From these earliest memories, a passion for music sprung with Rebekah deciding to pursue her own career in music, a path she admits has not always been an easy one.

“In the tail end of 2018 I was living in Brisbane’s Fortitude Valley, playing gigs, busking, and working at a pub. Living in a studio apartment in the centre of the city started to take a toll on my mental health and after my first real long-term relationship had ended, I needed to feel at home again.”

Her decision to move to her family’s home on the Sunshine Coast was a twofold win, allowing for more time with family and the opportunity to work in the new recording studio her brother had built. It was here, back home, that her vision for Cry Baby was able to take off.

While her debut single last year was all about owning her insecurities and showing the world so-called ‘weaknesses’ can actually be pretty suave superpowers, 2021 sees Rebekah continuing to fly the feel-your-feelings flag high on her anti-Valentines follow-up single Best Of Luck.

“This song is about that moment when you realise your mental health and happiness is way more important than the love you feel for someone, so you choose to walk on by and wish them luck.”
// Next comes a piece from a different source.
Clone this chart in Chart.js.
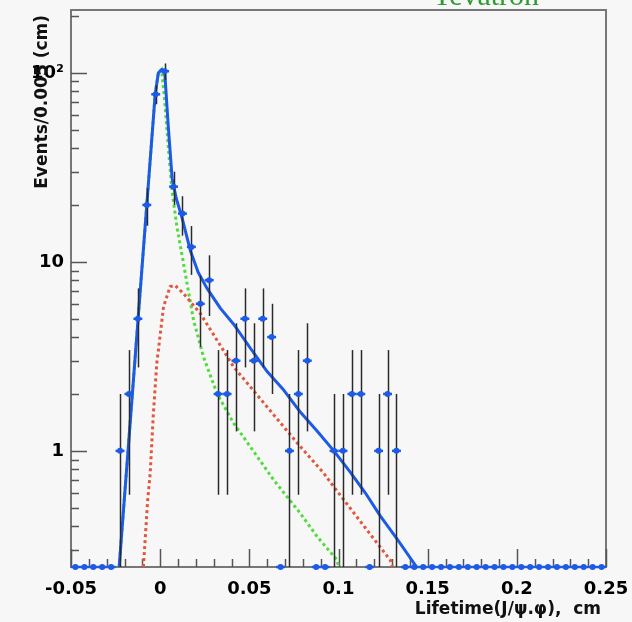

“Girls are conditioned to believe that someone wanting and loving us is the be all and end all, so we tend to lose ourselves in the other person and hang on too long! It can be really hard, but it’s empowering to choose yourself and leave the relationship.”

There’s also more poignant life-lessons-turned-into-songs yet to come with a debut EP full of “sad yet cool AF bops” on the horizon.

“These songs will make you feel like you can cry and dance…and not care who’s watching.”

In a world obsessed with perfection and filtered social media “realities,” Cry Baby’s honest representation of raw, universal emotions is the antidote society needs.